As with other families, being a member of the fire department became a family affair when Wodtke’s nephew, Chad Smith, joined as a volunteer shortly after graduating from Vero Beach High School. He attended fire school at Indian River Community College and joined what was by then the Indian River County Fire Department as a paid firefighter in 1996. Smith’s son Evan recently graduated from IRSC’s Fire Academy, and his younger twin brothers are considering the same career path.
Joe Hill, the current secretary of the Vero Beach VFD, says today’s volunteer firefighters serve in several capacities to support their professional counterparts. “Many of our members are young people who are hoping to make emergency services a career, or retired firefighters who serve as mentors to them. I would say our most important functions are the mentoring of the next generation and raising funds to help them with their formal training through fire school or EMT and paramedic certifications.” Their major fundraiser is the annual fish fry, held the last Saturday in March at Station 2, which is by the Merrill Barber Bridge.
David Johnson, the director of Indian River County Emergency Services, adds that the VFD provides a much-needed pool from which to hire. “We are growing in population and always need to hire more emergency personnel, and we like to hire as many locals as we can. These young volunteers get a taste of what it means to have a career in the field, and the retired firefighters, with their real-life experience and wisdom, help to coach and groom them.”
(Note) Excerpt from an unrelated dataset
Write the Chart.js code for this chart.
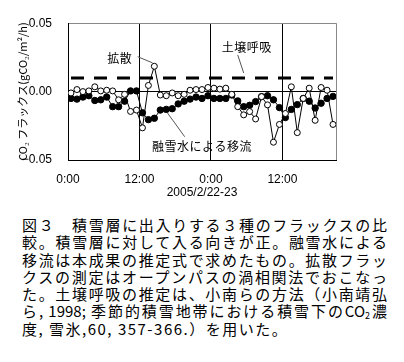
<!DOCTYPE html>
<html>
<head>
<meta charset="utf-8">
<script src="https://cdn.jsdelivr.net/npm/chart.js@4"></script>
<style>
  body { margin: 0; background: #fff; width: 404px; height: 362px; overflow: hidden; position: relative; }
  #wrap { position: absolute; left: 0; top: 0; width: 404px; height: 205px; }
  #cap { position: absolute; left: 22px; top: 216px; width: 365px;
         font-family: "Noto Sans CJK JP", sans-serif; font-size: 15px; line-height: 17.3px; color: #000; }
  #cap div { white-space: nowrap; }
  #cap .j { text-align: justify; text-align-last: justify; text-justify: inter-character; }
  #cap sub { font-size: 9px; vertical-align: -2px; line-height: 0; }
</style>
</head>
<body>
<div id="wrap"><canvas id="myChart" width="404" height="205"></canvas></div>
<div id="cap">
  <div class="j">図３　積雪層に出入りする３種のフラックスの比</div>
  <div class="j">較。積雪層に対して入る向きが正。融雪水による</div>
  <div class="j">移流は本成果の推定式で求めたもの。拡散フラッ</div>
  <div class="j">クスの測定はオープンパスの渦相関法でおこなっ</div>
  <div class="j">た。土壌呼吸の推定は、小南らの方法（小南靖弘</div>
  <div class="j">ら, 1998; 季節的積雪地帯における積雪下のCO<sub>2</sub>濃</div>
  <div style="letter-spacing:1.5px">度, 雪氷,60, 357-366.）を用いた。</div>
</div>
<script>
// hours since 2005/2/22 0:00 (hourly values)
var hours = [0.5, 1.5, 2.5, 3.5, 4.5, 5.5, 6.5, 7.5, 8.5, 9.5, 10.5, 11.5,
             12.5, 13.5, 14.5, 15.5, 16.5, 17.5, 18.5, 19.5, 20.5, 21.5, 22.5, 23.5,
             24.5, 25.5, 26.5, 27.5, 28.5, 29.5, 30.5, 31.5, 32.5, 33.5, 34.5, 35.5,
             36.5, 37.5, 38.5, 39.5, 40.5, 41.5, 42.5, 43.5, 44.5];

// 拡散 (open circles)
var diffusion = [-0.001, 0.0015, 0, 0.0005, 0.0035, 0.0005, 0.001, 0.0005, -0.006, -0.002, -0.0145, -0.0135,
                 -0.0265, 0.0045, 0.0185, -0.0025, -0.003, -0.001, -0.003, -0.002, 0.001, 0.0015, 0.0015, 0.003,
                 0.0025, 0.0018, 0.0025, -0.002, -0.011, -0.017, -0.0146, -0.020, -0.0037, -0.0097, -0.037, -0.024,
                 -0.016, 0.0035, -0.030, -0.005, 0.0025, -0.021, 0.003, 0.001, -0.024];

// 融雪水による移流 (filled circles)
var advection = [-0.005, -0.0055, -0.004, -0.003, -0.0065, -0.006, -0.004, -0.011, -0.011, -0.007, 0.0005, 0.0005,
                 -0.0155, -0.0205, -0.0195, -0.0135, -0.013, -0.0125, -0.009, -0.007, -0.0055, -0.004, -0.005, -0.003,
                 -0.005, -0.005, -0.005, -0.0025, -0.0068, -0.011, -0.010, -0.0073, -0.0037, -0.003, -0.006, -0.0117,
                 -0.019, -0.013, -0.0095, -0.005, -0.007, -0.012, -0.0085, -0.005, -0.0035];

// 土壌呼吸 (dashed line)
var soilHours = [0.5, 44.5];
var soilResp = [0.01, 0.01];

var xTicks = [0, 12, 24, 36, 45];
var xTickLabels = ['0:00', '12:00', '0:00', '12:00', ''];
var yTicks = [-0.05, 0, 0.05];
var yTickLabels = ['\u22120.05', '0.00', '0.05'];

function toPoints(xs, ys) {
    return xs.map(function (x, i) { return { x: x, y: ys[i] }; });
}

// text labels with leader lines, placed in data coordinates
var notes = [
    { text: '拡散', x: 8.7, y: 0.0246, line: [11.7, 0.0255, 14.2, 0.021] },
    { text: '土壌呼吸', x: 30.0, y: 0.0326, line: [28.5, 0.0268, 29.5, 0.0136] },
    { text: '融雪水による移流', x: 22.5, y: -0.0404, line: [16.7, -0.0156, 19.6, -0.033] }
];

var notePlugin = {
    id: 'notes',
    afterDatasetsDraw: function (chart) {
        var ctx = chart.ctx, xs = chart.scales.x, ys = chart.scales.y;
        ctx.save();
        notes.forEach(function (n) {
            ctx.strokeStyle = '#555';
            ctx.lineWidth = 1;
            ctx.beginPath();
            ctx.moveTo(xs.getPixelForValue(n.line[0]), ys.getPixelForValue(n.line[1]));
            ctx.lineTo(xs.getPixelForValue(n.line[2]), ys.getPixelForValue(n.line[3]));
            ctx.stroke();
            ctx.fillStyle = '#000';
            ctx.font = '12px "Noto Sans CJK JP"';
            ctx.letterSpacing = '0.5px';
            ctx.textAlign = 'center';
            ctx.textBaseline = 'middle';
            ctx.fillText(n.text, xs.getPixelForValue(n.x), ys.getPixelForValue(n.y));
        });
        ctx.restore();
    }
};

var ctx1 = document.getElementById('myChart').getContext('2d');
var myChart = new Chart(ctx1, {
    type: 'line',
    data: {
        datasets: [
            {
                label: '拡散',
                data: toPoints(hours, diffusion),
                borderColor: '#000',
                borderWidth: 1,
                pointStyle: 'circle',
                pointRadius: 3,
                pointBackgroundColor: '#fff',
                pointBorderColor: '#000',
                pointBorderWidth: 1,
                order: 0
            },
            {
                label: '融雪水による移流',
                data: toPoints(hours, advection),
                borderColor: '#000',
                borderWidth: 1,
                pointStyle: 'circle',
                pointRadius: 3.2,
                pointBackgroundColor: '#000',
                pointBorderColor: '#000',
                pointBorderWidth: 1,
                order: 1
            },
            {
                label: '土壌呼吸',
                data: toPoints(soilHours, soilResp),
                borderColor: '#000',
                borderWidth: 3,
                borderDash: [13, 10],
                pointRadius: 0,
                order: 2
            }
        ]
    },
    options: {
        responsive: false,
        animation: false,
        layout: { padding: { left: 0, right: 68, top: 23, bottom: 0 } },
        plugins: {
            legend: { display: false },
            tooltip: { enabled: false }
        },
        scales: {
            x: {
                type: 'linear',
                min: 0,
                max: 45,
                afterBuildTicks: function (axis) {
                    axis.ticks = xTicks.map(function (v) { return { value: v }; });
                },
                afterFit: function (axis) { axis.height = 45; },
                ticks: {
                    autoSkip: false,
                    maxRotation: 0,
                    padding: 12,
                    color: '#000',
                    font: { family: 'Liberation Sans', size: 12 },
                    callback: function (v) { return xTickLabels[xTicks.indexOf(v)]; }
                },
                grid: {
                    drawTicks: false,
                    color: function (c) {
                        var v = c.tick ? c.tick.value : null;
                        if (v === 45) return '#888';
                        if (v === 0) return 'rgba(0,0,0,0)';
                        return '#000';
                    },
                    lineWidth: 1
                },
                border: { color: '#000', width: 1 },
                title: {
                    display: true,
                    text: '2005/2/22-23',
                    color: '#000',
                    font: { family: 'Liberation Sans', size: 12 },
                    padding: { top: 0, bottom: 5 }
                }
            },
            y: {
                min: -0.05,
                max: 0.05,
                afterBuildTicks: function (axis) {
                    axis.ticks = yTicks.map(function (v) { return { value: v }; });
                },
                afterFit: function (axis) { axis.width = 68; },
                ticks: {
                    padding: 16,
                    color: '#000',
                    font: { family: 'Liberation Sans', size: 12 },
                    callback: function (v) { return yTickLabels[yTicks.indexOf(v)]; }
                },
                grid: {
                    drawTicks: false,
                    color: function (c) {
                        var v = c.tick ? c.tick.value : null;
                        if (v === 0.05) return '#888';
                        if (v === 0) return '#000';
                        return 'rgba(0,0,0,0)';
                    },
                    lineWidth: 1
                },
                border: { color: '#000', width: 1 },
                title: {
                    display: true,
                    text: 'CO₂ フラックス(gCO₂/m²/h)',
                    color: '#000',
                    font: { family: '"Noto Sans CJK JP"', size: 11 },
                    padding: { top: 16, bottom: 0 }
                }
            }
        }
    },
    plugins: [notePlugin]
});
</script>
</body>
</html>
Johnson, a Vero Beach native, joined both the VFD and the Volunteer Ambulance Squad when he was a teenager. The VFD sent him to fire school and he rose through the ranks to become Indian River County fire chief before he was appointed to his present position as head of all the county’s emergency services.
“Now, Fire and Rescue are combined, and we have 15 stations and are a well-equipped and well-trained department,” Johnson says. “We have progressed greatly over the years, but we had to start somewhere.”
And that start, 100 years ago, is the heritage of the Vero Beach Volunteer Fire Department.